I am at a loss to explain why Cogeco would be better? This is indeed a confusing situation.
I have had Rogers Cable, Bell Satellite, and Bell Fibe. I own a 70" Sharp 1080P HDTV and a 52" Sharp 1080P HDTV. I would challenge anyone to see a difference in any of these three provider situations. They are all excellent.
I have Fibe TV now and it's as clear as a bell (pardon the pun).
How is it that TylerMrK sees crap, and then changes to Cogeco and is satisfied.
Does anyone have even a plausible explanation?
There could be several reasons for this. The first one that jumps to my mind is that the source that Bell is obtaining the feed from simply isn't as good as Rogers (or Cogeco, who is probably just obtaining the first-gen signal directly from Rogers). There could also be issues with the individual line that is reducing bitrate, but those issues are few and far between on FTTH installs. It could also be that fine detail is being lost during the conversion from a (for example) 1080i MPEG2 source into 720p MPEG4 AVC, as they aren't dedicating the same processing resources to this channel as they may be to something like Sportsnet for whatever reasons Bell deems themselves appropriate.
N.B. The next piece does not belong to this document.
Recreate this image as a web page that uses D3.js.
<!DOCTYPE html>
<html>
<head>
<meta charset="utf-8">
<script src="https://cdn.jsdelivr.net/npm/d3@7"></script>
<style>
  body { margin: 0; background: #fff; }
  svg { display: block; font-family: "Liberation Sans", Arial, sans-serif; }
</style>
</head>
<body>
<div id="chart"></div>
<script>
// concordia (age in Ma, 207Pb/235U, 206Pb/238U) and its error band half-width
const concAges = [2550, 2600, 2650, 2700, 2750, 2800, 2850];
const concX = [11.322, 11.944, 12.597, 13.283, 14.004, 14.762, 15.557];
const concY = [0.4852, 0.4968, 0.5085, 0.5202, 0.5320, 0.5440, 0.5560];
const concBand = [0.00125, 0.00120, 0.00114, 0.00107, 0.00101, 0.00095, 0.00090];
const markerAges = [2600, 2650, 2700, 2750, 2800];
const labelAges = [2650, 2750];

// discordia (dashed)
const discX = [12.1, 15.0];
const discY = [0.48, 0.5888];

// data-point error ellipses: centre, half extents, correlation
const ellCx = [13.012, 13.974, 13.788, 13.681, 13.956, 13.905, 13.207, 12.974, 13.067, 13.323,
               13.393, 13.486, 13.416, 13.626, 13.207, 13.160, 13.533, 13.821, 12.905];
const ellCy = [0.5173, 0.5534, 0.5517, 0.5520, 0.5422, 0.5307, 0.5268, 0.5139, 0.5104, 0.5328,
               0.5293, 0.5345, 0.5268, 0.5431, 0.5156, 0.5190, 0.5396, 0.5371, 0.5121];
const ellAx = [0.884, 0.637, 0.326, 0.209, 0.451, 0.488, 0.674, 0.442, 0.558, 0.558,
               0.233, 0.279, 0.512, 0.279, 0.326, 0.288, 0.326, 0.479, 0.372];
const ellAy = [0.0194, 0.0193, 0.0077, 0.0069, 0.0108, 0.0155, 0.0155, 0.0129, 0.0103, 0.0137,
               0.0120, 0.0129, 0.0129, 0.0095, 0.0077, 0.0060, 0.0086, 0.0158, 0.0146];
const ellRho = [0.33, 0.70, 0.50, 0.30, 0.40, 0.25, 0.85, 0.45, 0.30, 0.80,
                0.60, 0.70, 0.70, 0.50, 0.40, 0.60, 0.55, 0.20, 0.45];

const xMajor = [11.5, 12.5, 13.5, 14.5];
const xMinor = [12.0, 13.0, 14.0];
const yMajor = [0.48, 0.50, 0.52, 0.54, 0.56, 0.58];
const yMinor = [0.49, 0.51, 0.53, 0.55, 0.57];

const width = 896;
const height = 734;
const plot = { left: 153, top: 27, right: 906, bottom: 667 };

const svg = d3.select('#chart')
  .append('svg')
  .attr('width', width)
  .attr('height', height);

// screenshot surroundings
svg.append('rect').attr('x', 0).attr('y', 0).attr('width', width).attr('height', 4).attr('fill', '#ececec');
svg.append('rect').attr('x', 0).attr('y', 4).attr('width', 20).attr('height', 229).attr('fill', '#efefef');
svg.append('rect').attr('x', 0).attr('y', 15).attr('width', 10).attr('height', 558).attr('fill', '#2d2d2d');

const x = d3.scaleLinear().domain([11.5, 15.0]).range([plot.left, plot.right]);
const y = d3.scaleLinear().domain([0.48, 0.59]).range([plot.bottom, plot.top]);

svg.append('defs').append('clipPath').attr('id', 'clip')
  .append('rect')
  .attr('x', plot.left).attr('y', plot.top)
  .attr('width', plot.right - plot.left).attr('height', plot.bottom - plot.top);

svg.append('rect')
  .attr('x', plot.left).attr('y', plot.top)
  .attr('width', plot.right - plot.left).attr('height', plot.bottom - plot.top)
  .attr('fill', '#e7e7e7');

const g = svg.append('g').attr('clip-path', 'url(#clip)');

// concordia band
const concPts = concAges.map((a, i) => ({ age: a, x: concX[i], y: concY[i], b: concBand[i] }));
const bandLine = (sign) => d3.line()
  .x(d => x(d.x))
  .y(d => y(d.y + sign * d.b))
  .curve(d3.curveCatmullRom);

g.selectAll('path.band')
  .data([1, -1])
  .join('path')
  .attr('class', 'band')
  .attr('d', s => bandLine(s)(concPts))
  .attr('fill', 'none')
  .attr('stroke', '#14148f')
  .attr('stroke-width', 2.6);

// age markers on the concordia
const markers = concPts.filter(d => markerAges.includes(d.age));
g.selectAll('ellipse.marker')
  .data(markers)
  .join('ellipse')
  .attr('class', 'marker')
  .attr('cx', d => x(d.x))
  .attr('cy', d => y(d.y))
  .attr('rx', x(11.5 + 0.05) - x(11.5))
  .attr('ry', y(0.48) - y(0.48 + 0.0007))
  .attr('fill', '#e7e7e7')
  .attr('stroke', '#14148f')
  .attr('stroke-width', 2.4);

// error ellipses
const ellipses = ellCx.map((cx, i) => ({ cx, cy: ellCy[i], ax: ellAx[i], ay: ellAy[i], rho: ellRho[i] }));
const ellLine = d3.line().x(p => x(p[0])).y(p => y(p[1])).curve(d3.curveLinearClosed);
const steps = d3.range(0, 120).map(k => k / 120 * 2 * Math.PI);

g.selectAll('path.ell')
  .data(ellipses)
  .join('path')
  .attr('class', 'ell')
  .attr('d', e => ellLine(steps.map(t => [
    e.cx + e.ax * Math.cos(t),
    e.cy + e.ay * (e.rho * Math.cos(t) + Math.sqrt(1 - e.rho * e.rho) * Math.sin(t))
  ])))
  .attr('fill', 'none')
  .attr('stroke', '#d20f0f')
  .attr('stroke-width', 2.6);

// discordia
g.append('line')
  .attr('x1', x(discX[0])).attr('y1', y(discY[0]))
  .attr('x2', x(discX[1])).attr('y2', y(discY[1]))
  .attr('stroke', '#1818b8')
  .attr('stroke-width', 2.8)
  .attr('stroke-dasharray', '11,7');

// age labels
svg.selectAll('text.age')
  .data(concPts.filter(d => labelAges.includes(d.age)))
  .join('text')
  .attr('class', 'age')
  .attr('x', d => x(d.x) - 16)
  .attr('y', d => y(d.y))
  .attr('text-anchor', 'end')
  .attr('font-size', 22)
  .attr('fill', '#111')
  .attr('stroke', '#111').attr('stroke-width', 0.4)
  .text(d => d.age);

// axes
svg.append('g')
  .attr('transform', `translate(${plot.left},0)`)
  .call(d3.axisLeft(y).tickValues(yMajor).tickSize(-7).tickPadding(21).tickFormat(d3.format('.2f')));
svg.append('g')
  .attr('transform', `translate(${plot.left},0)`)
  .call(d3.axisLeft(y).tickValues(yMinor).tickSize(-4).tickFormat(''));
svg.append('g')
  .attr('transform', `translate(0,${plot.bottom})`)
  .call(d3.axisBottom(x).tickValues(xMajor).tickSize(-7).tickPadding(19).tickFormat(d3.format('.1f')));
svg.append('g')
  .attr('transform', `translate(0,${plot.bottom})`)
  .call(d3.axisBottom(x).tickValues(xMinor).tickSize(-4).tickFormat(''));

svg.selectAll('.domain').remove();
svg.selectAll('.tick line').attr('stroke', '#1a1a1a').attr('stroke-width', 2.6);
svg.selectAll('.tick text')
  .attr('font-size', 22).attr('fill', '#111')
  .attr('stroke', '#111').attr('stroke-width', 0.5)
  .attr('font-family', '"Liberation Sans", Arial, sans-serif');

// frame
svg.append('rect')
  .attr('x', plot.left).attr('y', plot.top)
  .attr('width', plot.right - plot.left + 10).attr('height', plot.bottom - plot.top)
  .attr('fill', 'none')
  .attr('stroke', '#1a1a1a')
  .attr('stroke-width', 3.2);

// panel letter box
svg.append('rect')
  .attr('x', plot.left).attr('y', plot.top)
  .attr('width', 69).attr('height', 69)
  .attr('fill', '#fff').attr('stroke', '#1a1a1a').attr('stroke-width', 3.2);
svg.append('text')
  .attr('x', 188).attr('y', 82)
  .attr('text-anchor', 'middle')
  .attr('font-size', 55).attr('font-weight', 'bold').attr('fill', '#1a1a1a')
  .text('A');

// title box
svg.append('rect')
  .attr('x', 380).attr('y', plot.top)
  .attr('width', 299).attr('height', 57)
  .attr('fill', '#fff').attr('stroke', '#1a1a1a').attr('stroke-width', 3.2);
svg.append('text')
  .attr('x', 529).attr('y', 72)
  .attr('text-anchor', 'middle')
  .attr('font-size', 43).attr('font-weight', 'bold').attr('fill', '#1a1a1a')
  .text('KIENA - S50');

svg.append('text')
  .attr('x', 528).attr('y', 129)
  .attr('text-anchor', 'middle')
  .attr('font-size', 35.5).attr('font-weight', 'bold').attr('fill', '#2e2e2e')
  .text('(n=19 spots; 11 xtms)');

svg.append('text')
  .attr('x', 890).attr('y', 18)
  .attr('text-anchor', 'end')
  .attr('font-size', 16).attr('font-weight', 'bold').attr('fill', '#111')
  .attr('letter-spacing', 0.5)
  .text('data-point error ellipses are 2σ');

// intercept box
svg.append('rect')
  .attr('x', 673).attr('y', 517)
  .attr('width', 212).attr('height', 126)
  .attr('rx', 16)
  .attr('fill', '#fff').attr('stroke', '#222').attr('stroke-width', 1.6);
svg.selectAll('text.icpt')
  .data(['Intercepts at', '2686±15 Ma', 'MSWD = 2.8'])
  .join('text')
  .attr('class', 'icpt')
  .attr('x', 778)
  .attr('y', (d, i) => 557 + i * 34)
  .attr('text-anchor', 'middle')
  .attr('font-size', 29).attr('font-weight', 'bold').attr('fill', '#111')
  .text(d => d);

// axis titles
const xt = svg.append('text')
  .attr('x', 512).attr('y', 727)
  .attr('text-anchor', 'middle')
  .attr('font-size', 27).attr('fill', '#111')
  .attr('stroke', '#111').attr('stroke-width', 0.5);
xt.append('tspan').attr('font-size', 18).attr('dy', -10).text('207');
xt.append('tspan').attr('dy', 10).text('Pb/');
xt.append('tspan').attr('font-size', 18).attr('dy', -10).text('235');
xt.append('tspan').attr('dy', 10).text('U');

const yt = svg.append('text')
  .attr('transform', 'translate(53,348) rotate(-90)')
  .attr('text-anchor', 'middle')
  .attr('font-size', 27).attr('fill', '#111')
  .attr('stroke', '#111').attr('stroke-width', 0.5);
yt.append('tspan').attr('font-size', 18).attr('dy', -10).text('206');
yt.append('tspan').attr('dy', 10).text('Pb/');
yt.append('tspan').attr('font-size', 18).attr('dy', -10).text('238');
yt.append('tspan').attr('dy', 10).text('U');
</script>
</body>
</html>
In my own personal experience I've found that Bell can be a *lot* better than Cogeco, depending on what you're looking for at any particular time. A still or slow image on Cogeco can look better because it's higher resolution and effectively becomes 1080p as each interlaced frame is processed into a single image by the TV, but fast motion can be a lot worse because detail gets lost by the interlaced signaling as well as MPEG2 macroblocking that isn't an issue with the compression method Fibe TV uses. Motion handling on Bell TV in my experience is an order of magnitude better than Cogeco, but this is something that you wouldn't be able to accurately represent with a still image.
If still images are important or you watch a lot of slow-moving content like what you see on a channel like Love Nature, I suppose Cogeco might be more to your liking. I have been a subscriber of three services - Cogeco, Shaw Direct and Fibe TV. My own experience is that you'll notice a huge difference in favour of Fibe TV when you actually sit down and watch a fast-moving sport like a hockey game rather than looking for details when the image is still. In contrast, I found baseball on Shaw Direct to be better than Bell. My own experience is that macroblocking on Cogeco can be pretty freaking terrible sometimes, and if your TV doesn't have any sort of digital noise filter the macroblocking can be so bad that it can almost make some content unwatchable. Shaw Direct's MPEG2 channels also exhibit quite a bit of macroblocking, but their MPEG4 channels in my experience were excellent despite being a lower bitrate than Fibe TV.
In my opinion, whether the "softer" image of Fibe TV is actually worse than any other provider is a matter of personal opinion and the specific content you're watching. I have a cheap no-name 49" and a 60" Samsung H6350 (among other smaller ones) and aside from no macroblocking (which has a fantastic benefit for the cheap 49" television as it has no digital noise reduction worth mentioning) I haven't noticed anything so drastic caused by the lower resolution to make me ever want to switch back to Shaw, especially since a lot of US network content is already only 720p at source to begin with.